Brief:
Reproduce every line of the listing as written, apart from the pictures.

Source data:
»»

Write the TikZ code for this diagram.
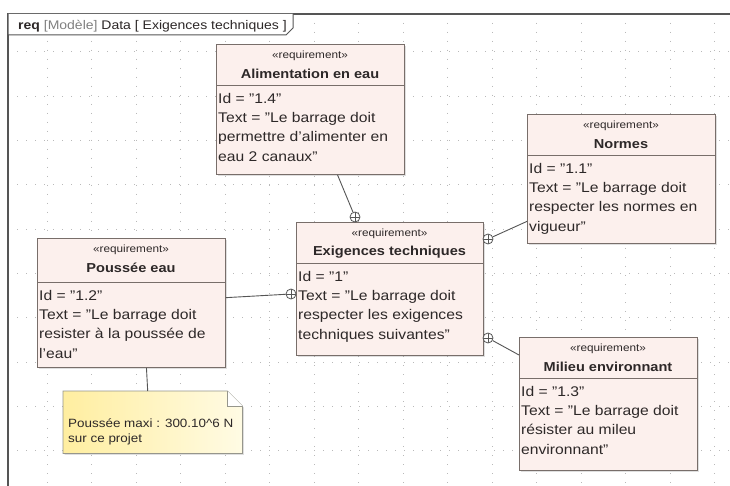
\documentclass[tikz,border=0pt]{standalone}
\usepackage{fontspec}
\setmainfont{Liberation Sans}[FakeStretch=1.12]
\usetikzlibrary{shadows}
\definecolor{reqfill}{RGB}{252,240,237}
\definecolor{reqdraw}{RGB}{120,110,106}
\definecolor{txt}{RGB}{45,40,40}
\definecolor{gridc}{RGB}{185,185,185}
\definecolor{notea}{RGB}{255,238,160}
\definecolor{noteb}{RGB}{255,251,228}
\definecolor{notedraw}{RGB}{150,150,140}
\definecolor{framec}{RGB}{85,85,85}
\tikzset{
  reqbox/.style={draw=reqdraw, fill=reqfill, line width=0.9pt, inner sep=0pt,
    drop shadow={shadow xshift=1.5pt, shadow yshift=-1.5pt, opacity=.25, fill=gray}},
  reqline/.style={draw=reqdraw, line width=0.8pt},
  stereo/.style={font=\fontsize{10.5}{12}\selectfont, text=txt, inner sep=0pt},
  reqname/.style={font=\fontsize{13}{15}\selectfont\bfseries, text=txt, inner sep=0pt},
  reqbody/.style={font=\fontsize{14}{19.3}\selectfont, text=txt, align=left, inner sep=0pt},
  gridline/.style={draw=gridc, line width=1pt, dash pattern=on 1pt off 8pt},
  conn/.style={draw=framec, line width=0.9pt},
  contain/.style={circle, draw=framec, line width=0.8pt, fill=white, minimum size=10pt, inner sep=0pt,
    path picture={\draw[framec, line width=0.6pt] (path picture bounding box.north) -- (path picture bounding box.south)
      (path picture bounding box.west) -- (path picture bounding box.east);}},
  notetxt/.style={font=\fontsize{12}{15}\selectfont, text=txt, align=left, inner sep=0pt}
}
\newcommand\ReqBox[8]{%
  \node[reqbox, minimum width={#4-#2}, minimum height={#6-#3}, anchor=north west] (#1) at (#2,#3) {};
  \draw[reqline] (#2,#5) -- (#4,#5);
  \node[stereo] (#1-st) at ({(#2+#4)/2},{#3+12}) {«requirement»};
  \node[reqname] (#1-nm) at ({(#2+#4)/2},{#3+30}) {#7};
  \node[reqbody, anchor=north west] (#1-bd) at ({#2+2},{#5+8}) {#8};
}
\begin{document}
\begin{tikzpicture}[x=1pt,y=-1pt]
\useasboundingbox (0,0) rectangle (730,486);
\fill[white] (0,0) rectangle (730,486);
% grid
\foreach \i in {0,...,15} \draw[gridline] ({47+44.5*\i},14) -- ({47+44.5*\i},490);
\foreach \j in {0,...,9} \draw[gridline] (8,{52+44.3*\j}) -- (735,{52+44.3*\j});
% frame
\draw[framec, line width=1.4pt] (8,495) -- (8,14) -- (740,14);
\draw[framec, line width=1pt, fill=white] (8,14) -- (8,35) -- (286,35) -- (293,28) -- (293,14);
\node[anchor=base west, inner sep=0pt, font=\fontsize{12.5}{14}\selectfont, text=txt] (title) at (18,29.5)
  {\textbf{req} {\color{gray}[Modèle]} Data [ Exigences techniques ]};
% boxes
\ReqBox{alim}{216}{44}{404}{85}{174}{Alimentation en eau}{Id = "1.4"\\Text = "Le barrage doit\\permettre d'alimenter en\\eau 2 canaux"}
\ReqBox{normes}{527}{114}{715}{155}{243}{Normes}{Id = "1.1"\\Text = "Le barrage doit\\respecter les normes en\\vigueur"}
\ReqBox{exig}{296}{222}{483}{263}{355}{Exigences techniques}{Id = "1"\\Text = "Le barrage doit\\respecter les exigences\\techniques suivantes"}
\ReqBox{pous}{37}{238}{225}{282}{367}{Poussée eau}{Id = "1.2"\\Text = "Le barrage doit\\resister à la poussée de\\l'eau"}
\ReqBox{milieu}{519}{337}{697}{378}{470}{Milieu environnant}{Id = "1.3"\\Text = "Le barrage doit\\résister au mileu\\environnant"}
% containment markers
\node[contain] (c1) at (355,217) {};
\node[contain] (c2) at (488,239) {};
\node[contain] (c3) at (291,294) {};
\node[contain] (c4) at (488,338) {};
\draw[conn] (alim) -- (c1);
\draw[conn] (normes) -- (c2);
\draw[conn] (pous) -- (c3);
\draw[conn] (milieu) -- (c4);
% note
\node[minimum width=179pt, minimum height=62pt, inner sep=0pt, anchor=north west] (note) at (63,391) {};
\fill[gray, opacity=.25] ([xshift=1.5pt,yshift=-1.5pt]note.south west) -- ([xshift=1.5pt,yshift=-1.5pt]note.north west) -- ([xshift=-13.5pt,yshift=-1.5pt]note.north east) -- ([xshift=1.5pt,yshift=-16.5pt]note.north east) -- ([xshift=1.5pt,yshift=-1.5pt]note.south east) -- cycle;
\path[draw=notedraw, line width=0.8pt, left color=notea, right color=noteb] (note.south west) -- (note.north west) -- ([xshift=-15pt]note.north east) -- ([yshift=-15pt]note.north east) -- (note.south east) -- cycle;
\draw[notedraw, line width=0.8pt, fill=white] ([xshift=-15pt]note.north east) -- ([xshift=-15pt,yshift=-15pt]note.north east) -- ([yshift=-15pt]note.north east);
\node[notetxt, anchor=north west] (notet) at (68,418) {Poussée maxi : 300.10\textasciicircum 6 N\\sur ce projet};
\draw[conn] ([xshift=15pt]pous.south) -- ([xshift=-5pt]note.north);
\end{tikzpicture}
\end{document}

««

Response to the task:
Write the TikZ code for this diagram.
\documentclass[tikz,border=0pt]{standalone}
\usepackage{fontspec}
\setmainfont{Liberation Sans}[FakeStretch=1.12]
\usetikzlibrary{shadows}
\definecolor{reqfill}{RGB}{252,240,237}
\definecolor{reqdraw}{RGB}{120,110,106}
\definecolor{txt}{RGB}{45,40,40}
\definecolor{gridc}{RGB}{185,185,185}
\definecolor{notea}{RGB}{255,238,160}
\definecolor{noteb}{RGB}{255,251,228}
\definecolor{notedraw}{RGB}{150,150,140}
\definecolor{framec}{RGB}{85,85,85}
\tikzset{
  reqbox/.style={draw=reqdraw, fill=reqfill, line width=0.9pt, inner sep=0pt,
    drop shadow={shadow xshift=1.5pt, shadow yshift=-1.5pt, opacity=.25, fill=gray}},
  reqline/.style={draw=reqdraw, line width=0.8pt},
  stereo/.style={font=\fontsize{10.5}{12}\selectfont, text=txt, inner sep=0pt},
  reqname/.style={font=\fontsize{13}{15}\selectfont\bfseries, text=txt, inner sep=0pt},
  reqbody/.style={font=\fontsize{14}{19.3}\selectfont, text=txt, align=left, inner sep=0pt},
  gridline/.style={draw=gridc, line width=1pt, dash pattern=on 1pt off 8pt},
  conn/.style={draw=framec, line width=0.9pt},
  contain/.style={circle, draw=framec, line width=0.8pt, fill=white, minimum size=10pt, inner sep=0pt,
    path picture={\draw[framec, line width=0.6pt] (path picture bounding box.north) -- (path picture bounding box.south)
      (path picture bounding box.west) -- (path picture bounding box.east);}},
  notetxt/.style={font=\fontsize{12}{15}\selectfont, text=txt, align=left, inner sep=0pt}
}
\newcommand\ReqBox[8]{%
  \node[reqbox, minimum width={#4-#2}, minimum height={#6-#3}, anchor=north west] (#1) at (#2,#3) {};
  \draw[reqline] (#2,#5) -- (#4,#5);
  \node[stereo] (#1-st) at ({(#2+#4)/2},{#3+12}) {«requirement»};
  \node[reqname] (#1-nm) at ({(#2+#4)/2},{#3+30}) {#7};
  \node[reqbody, anchor=north west] (#1-bd) at ({#2+2},{#5+8}) {#8};
}
\begin{document}
\begin{tikzpicture}[x=1pt,y=-1pt]
\useasboundingbox (0,0) rectangle (730,486);
\fill[white] (0,0) rectangle (730,486);
% grid
\foreach \i in {0,...,15} \draw[gridline] ({47+44.5*\i},14) -- ({47+44.5*\i},490);
\foreach \j in {0,...,9} \draw[gridline] (8,{52+44.3*\j}) -- (735,{52+44.3*\j});
% frame
\draw[framec, line width=1.4pt] (8,495) -- (8,14) -- (740,14);
\draw[framec, line width=1pt, fill=white] (8,14) -- (8,35) -- (286,35) -- (293,28) -- (293,14);
\node[anchor=base west, inner sep=0pt, font=\fontsize{12.5}{14}\selectfont, text=txt] (title) at (18,29.5)
  {\textbf{req} {\color{gray}[Modèle]} Data [ Exigences techniques ]};
% boxes
\ReqBox{alim}{216}{44}{404}{85}{174}{Alimentation en eau}{Id = "1.4"\\Text = "Le barrage doit\\permettre d'alimenter en\\eau 2 canaux"}
\ReqBox{normes}{527}{114}{715}{155}{243}{Normes}{Id = "1.1"\\Text = "Le barrage doit\\respecter les normes en\\vigueur"}
\ReqBox{exig}{296}{222}{483}{263}{355}{Exigences techniques}{Id = "1"\\Text = "Le barrage doit\\respecter les exigences\\techniques suivantes"}
\ReqBox{pous}{37}{238}{225}{282}{367}{Poussée eau}{Id = "1.2"\\Text = "Le barrage doit\\resister à la poussée de\\l'eau"}
\ReqBox{milieu}{519}{337}{697}{378}{470}{Milieu environnant}{Id = "1.3"\\Text = "Le barrage doit\\résister au mileu\\environnant"}
% containment markers
\node[contain] (c1) at (355,217) {};
\node[contain] (c2) at (488,239) {};
\node[contain] (c3) at (291,294) {};
\node[contain] (c4) at (488,338) {};
\draw[conn] (alim) -- (c1);
\draw[conn] (normes) -- (c2);
\draw[conn] (pous) -- (c3);
\draw[conn] (milieu) -- (c4);
% note
\node[minimum width=179pt, minimum height=62pt, inner sep=0pt, anchor=north west] (note) at (63,391) {};
\fill[gray, opacity=.25] ([xshift=1.5pt,yshift=-1.5pt]note.south west) -- ([xshift=1.5pt,yshift=-1.5pt]note.north west) -- ([xshift=-13.5pt,yshift=-1.5pt]note.north east) -- ([xshift=1.5pt,yshift=-16.5pt]note.north east) -- ([xshift=1.5pt,yshift=-1.5pt]note.south east) -- cycle;
\path[draw=notedraw, line width=0.8pt, left color=notea, right color=noteb] (note.south west) -- (note.north west) -- ([xshift=-15pt]note.north east) -- ([yshift=-15pt]note.north east) -- (note.south east) -- cycle;
\draw[notedraw, line width=0.8pt, fill=white] ([xshift=-15pt]note.north east) -- ([xshift=-15pt,yshift=-15pt]note.north east) -- ([yshift=-15pt]note.north east);
\node[notetxt, anchor=north west] (notet) at (68,418) {Poussée maxi : 300.10\textasciicircum 6 N\\sur ce projet};
\draw[conn] ([xshift=15pt]pous.south) -- ([xshift=-5pt]note.north);
\end{tikzpicture}
\end{document}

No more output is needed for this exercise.